Fafard, Joseph
Joseph Fafard, sculptor (born 2 Sept 1942 in Ste-Marthe-Rocanville, SK; died 16 Mar 2019 in Lumsden, SK). Joe Fafard attended the University of Manitoba (BFA 1966) and Pennsylvania State University (MFA 1968). He began his career making kinetic sculpture, but soon after his appointment at the University of Saskatchewan in 1968 he turned to satirical plaster portraits of his colleagues and people in the art world. He started working in ceramic around 1972, broadening his range of subjects to respond to the life and people of his community. In 1985, he switched to bronze as his medium of choice. Through his ceramic and bronze portraits of people and animals inthe FOLK ART tradition, Fafard has gained considerable recognition across the country and internationally.In 1985 Fafard's work The Pasture, comprising 7 bronze cows with varying patinas, was completed for an area outside the IBM tower of the Toronto Dominion Centre, Toronto. Another large public project, MacLaren Against the Grain: The Fafard Field Project, was organized by the MacLaren Art Centre in partnership with the 1997 International Plowing Match (IPM). The artwork, which was sited in a farm field near Barrie Ont, involved the creation of the plowed image of a horse that was planted in different crops that changed colour with the seasons.
In 1987 Joe Fafard moved his studio to Regina. "The Bronze Years," a survey exhibition of his works in bronze, was mounted by the Montreal Museum of Fine Arts in 1996 and in 2007 a major exhibition comprising 70 works was Organized and circulated by the MacKenzie Art Gallery in partnership with the National Gallery of Canada.
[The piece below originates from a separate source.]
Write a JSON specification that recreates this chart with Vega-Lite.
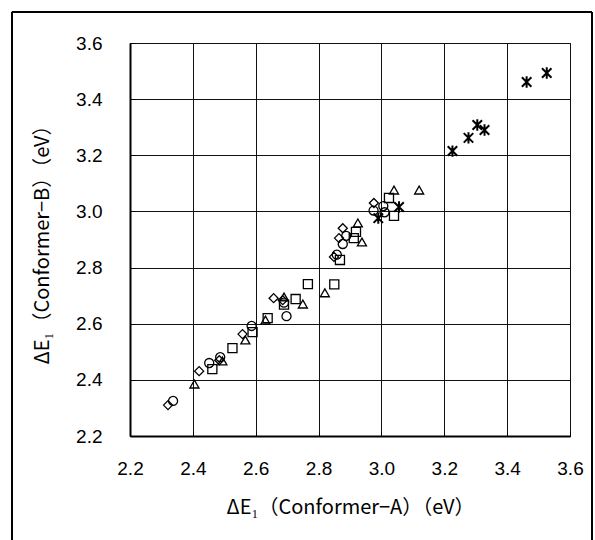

Joe Fafard was named an Officer of the Order of Canada in 1981; awarded the Architectural Institute of Canada Allied Arts Award in 1987; received an honorary Degree from the University of Regina in 1989, and from the University of Manitoba in 2007; received the Saskatchewan Order of Merit in 2002; received the National Prix Montfort in 2003; received the Lieutenant Governor's Saskatchewan Centennial Medal for the Arts in 2005.